The article, published in May in the Journal of General Internal Medicine, searched for ratings or reviews of 300 Boston physicians on 33 rating sites, including Angie’s List. The Indianapolis-based company offers health care reviews in all its 125 markets nationwide.

Roughly one in four of the Boston docs were mentioned on any of the sites. And only one in six had a patient write a narrative review of them.

Among those narrative reviews, 89 percent were positive and only 11 percent negative. A 2009 IBJ article also found that comments on physician rating sites were more positive than negative—in spite of fierce criticism of the sites by doctors.

“Despite controversy surrounding these sites, their use by patients has been limited to date, and a majority of reviews appear to be positive,” wrote lead author Dr. Tara Lagu, of the Baystate Medical Center in Springfield, Mass.

Some physicians appeared to be padding their ratings by writing reviews about themselves—or having their staff members write them. One review noted that a female physician was a “faculty member of the Reproductive Endocrinology Unit” and “an associate professor in medicine” at the local medical school. “She not only sees patients but also does research and edits a professional journal,” the review said, “so she is definitely up-to-date on all the latest developments in reproductive endocrinology. Highly recommend her.”

Angie Hicks, chief marketing officer at Angie’s List, said the journal article provides some validation to her company’s health care ratings.

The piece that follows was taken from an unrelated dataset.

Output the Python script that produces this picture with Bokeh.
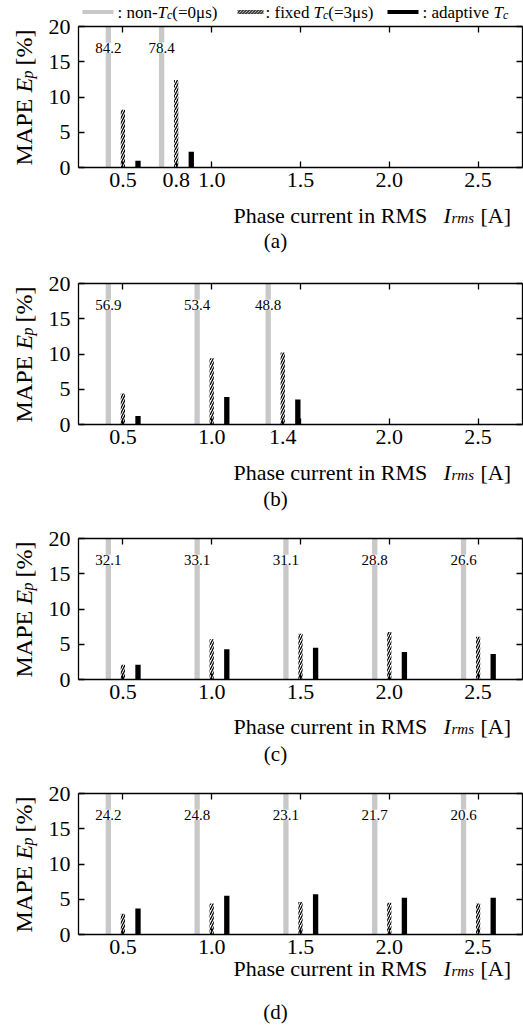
import numpy as np
from bokeh.plotting import figure
from bokeh.models import Range1d, FixedTicker, LinearAxis
from bokeh.layouts import column
from bokeh.embed import file_html
from bokeh.resources import INLINE
from bokeh.core.properties import value

FONT = value("Liberation Serif")

# ---------------- data ----------------
panel_names = ["(a)", "(b)", "(c)", "(d)"]

groups_a = [0.5, 0.8]
non_a = [84.2, 78.4]
fixed_a = [8.2, 12.4]
adapt_a = [0.95, 2.25]
tick_labels_a = [0.5, 0.8, 1.0, 1.5, 2.0, 2.5]

groups_b = [0.5, 1.0, 1.4]
non_b = [56.9, 53.4, 48.8]
fixed_b = [4.4, 9.4, 10.2]
adapt_b = [1.2, 3.9, 3.55]
tick_labels_b = [0.5, 1.0, 1.4, 2.0, 2.5]

groups_c = [0.5, 1.0, 1.5, 2.0, 2.5]
non_c = [32.1, 33.1, 31.1, 28.8, 26.6]
fixed_c = [2.1, 5.7, 6.5, 6.75, 6.05]
adapt_c = [2.1, 4.3, 4.5, 3.9, 3.6]
tick_labels_c = [0.5, 1.0, 1.5, 2.0, 2.5]

groups_d = [0.5, 1.0, 1.5, 2.0, 2.5]
non_d = [24.2, 24.8, 23.1, 21.7, 20.6]
fixed_d = [2.95, 4.4, 4.6, 4.5, 4.4]
adapt_d = [3.7, 5.5, 5.7, 5.2, 5.2]
tick_labels_d = [0.5, 1.0, 1.5, 2.0, 2.5]

grid_ticks = [0.5, 1.0, 1.5, 2.0, 2.5]
y_ticks = [0, 5, 10, 15, 20]
Y_MAX = 20

# ---------------- geometry / style ----------------
W = 523
LEFT = 78            # pixel of the left axis
X0, X1 = 0.25, 2.75  # axis span
PXU = 444 / (X1 - X0)   # pixels per x unit
PYU = 141 / Y_MAX       # pixels per y unit
GRAY = "#c8c8c8"


def X(px):
    return X0 + (px - LEFT) / PXU


def Yb(px_below_bottom):
    return -px_below_bottom / PYU


def txt(p, x, y, s, size, style="normal", align="left", baseline="middle", angle=0.0):
    p.text(x=[x], y=[y], text=[s], text_font=FONT, text_font_size=size,
           text_font_style=style, text_align=align, text_baseline=baseline,
           angle=angle, text_color="black")


def style_axis(ax):
    ax.axis_line_width = 1.3
    ax.axis_line_color = "black"
    ax.major_tick_in = 6
    ax.major_tick_out = 0
    ax.minor_tick_in = 6
    ax.minor_tick_out = 0
    ax.major_tick_line_width = 1.3
    ax.minor_tick_line_width = 1.3
    ax.major_tick_line_color = "black"
    ax.minor_tick_line_color = "black"
    ax.major_label_text_font = "Liberation Serif"
    ax.major_label_text_font_size = "22px"
    ax.major_label_text_color = "black"


def make_panel(name, groups, non, fixed, adapt, labels, height, top_px,
               xlab_off, cap_off, legend=False):
    p = figure(width=W, height=height, output_backend="svg", toolbar_location=None,
               x_range=Range1d(X0 - LEFT / PXU, X1 + 1 / PXU),
               y_range=Range1d(Y_MAX - (height - top_px) / PYU, Y_MAX + top_px / PYU),
               min_border=0, x_axis_location=None, y_axis_location=None)
    p.grid.visible = False
    p.outline_line_color = None
    p.background_fill_color = "white"
    p.border_fill_color = "white"

    g = np.array(groups)
    p.vbar(x=g - 0.082, bottom=0, top=np.minimum(non, Y_MAX), width=0.03,
           fill_color=GRAY, line_color=None)
    p.vbar(x=g, bottom=0, top=fixed, width=0.024, fill_color="white", line_color=None,
           hatch_pattern="/", hatch_color="black", hatch_scale=5, hatch_weight=1.3)
    p.vbar(x=g + 0.085, bottom=0, top=adapt, width=0.03, fill_color="black", line_color=None)
    p.text(x=g - 0.082, y=[17.0] * len(g), text=[f"{v:.1f}" for v in non],
           text_font=FONT, text_font_size="15px", text_align="center",
           text_baseline="middle", background_fill_color="white", text_color="black")

    # axes, placed on the axis box through fixed locations
    minor = [t for t in grid_ticks if t not in labels]
    bottom = LinearAxis(ticker=FixedTicker(ticks=labels, minor_ticks=minor),
                        fixed_location=0, bounds=(X0, X1))
    style_axis(bottom)
    bottom.major_label_standoff = 5
    bottom.major_label_overrides = {t: f"{t:.1f}" for t in labels}
    left = LinearAxis(ticker=FixedTicker(ticks=y_ticks), fixed_location=X0,
                      bounds=(0, Y_MAX))
    style_axis(left)
    left.major_label_standoff = 8
    top = LinearAxis(ticker=FixedTicker(ticks=[], minor_ticks=grid_ticks),
                     fixed_location=Y_MAX, bounds=(X0, X1))
    style_axis(top)
    right = LinearAxis(ticker=FixedTicker(ticks=[], minor_ticks=y_ticks),
                       fixed_location=X1, bounds=(0, Y_MAX))
    style_axis(right)
    p.add_layout(bottom, "below")
    p.add_layout(left, "left")
    p.add_layout(top, "above")
    p.add_layout(right, "right")

    # y axis title (rotated pieces)
    for s, off, dx, size, st in [("MAPE", 2, 0, "24px", "normal"),
                                 ("E", 75, 0, "24px", "italic"),
                                 ("p", 89, 4, "16px", "italic"),
                                 ("[%]", 102, 0, "24px", "normal")]:
        txt(p, X(23 + dx), off / PYU, s, size, st, angle=np.pi / 2)

    # x axis title
    yl = Yb(xlab_off)
    for s, px, dy, size, st in [("Phase current in RMS", 233, 0, "22px", "normal"),
                                ("I", 443, 0, "22px", "italic"),
                                ("rms", 451, -2, "15px", "italic"),
                                ("[A]", 480, 0, "22px", "normal")]:
        txt(p, X(px), yl + dy / PYU, s, size, st)
    txt(p, X(275), Yb(cap_off), name, "21px", align="center")

    if legend:
        ly = Y_MAX + (top_px - 11.5) / PYU
        h = 2.0 / PYU
        p.quad(left=[X(82)], right=[X(113)], bottom=[ly - h], top=[ly + h],
               fill_color=GRAY, line_color=None)
        p.quad(left=[X(237)], right=[X(263)], bottom=[ly - h], top=[ly + h],
               fill_color="white", line_color=None, hatch_pattern="\\",
               hatch_color="black", hatch_scale=3, hatch_weight=1.0)
        p.quad(left=[X(387)], right=[X(418)], bottom=[ly - h], top=[ly + h],
               fill_color="black", line_color=None)
        pieces = [
            (117, ": non-", "normal", "17px", 0, 40), (None, "T", "italic", "17px", 0, 9.5),
            (None, "c", "italic", "12px", -3, 5.3), (None, "(=0μs)", "normal", "17px", 0, 0),
            (265, ": fixed ", "normal", "17px", 0, 48), (None, "T", "italic", "17px", 0, 9.5),
            (None, "c", "italic", "12px", -3, 5.3), (None, "(=3μs)", "normal", "17px", 0, 0),
            (422, ": adaptive ", "normal", "17px", 0, 71), (None, "T", "italic", "17px", 0, 9.5),
            (None, "c", "italic", "12px", -3, 0),
        ]
        cur = 0
        for start, s, st, size, dy, adv in pieces:
            if start is not None:
                cur = start
            txt(p, X(cur), ly + dy / PYU, s, size, st)
            cur += adv
    return p


pa = make_panel(panel_names[0], groups_a, non_a, fixed_a, adapt_a, tick_labels_a,
                265, 26, 48, 73, legend=True)
pb = make_panel(panel_names[1], groups_b, non_b, fixed_b, adapt_b, tick_labels_b,
                255, 18, 48, 74)
pc = make_panel(panel_names[2], groups_c, non_c, fixed_c, adapt_c, tick_labels_c,
                255, 18, 47, 74)
pd = make_panel(panel_names[3], groups_d, non_d, fixed_d, adapt_d, tick_labels_d,
                254, 18, 34, 77)

layout = column(pa, pb, pc, pd, spacing=0)
open("out.html", "w").write(file_html(layout, INLINE))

“There’s still an element where consumers like to understand how other patients have reacted,” she said. She added that physicians have grown more comfortable with Angie’s List reviews the longer they’ve been out there.

“A lot of what physicians were against were sites that allow anonymous reporting,” she said. Angie’s List does not publicize reviewers’ names next to their comments, but does keep records of which of its subscribers made which comment—in case a physician challenges the veracity of a reviewer’s comment.

But the journal article also had some criticism for the quality of physician rating sites, saying the search tools are cumbersome, advertising is prevalent and information about physicians is incomplete.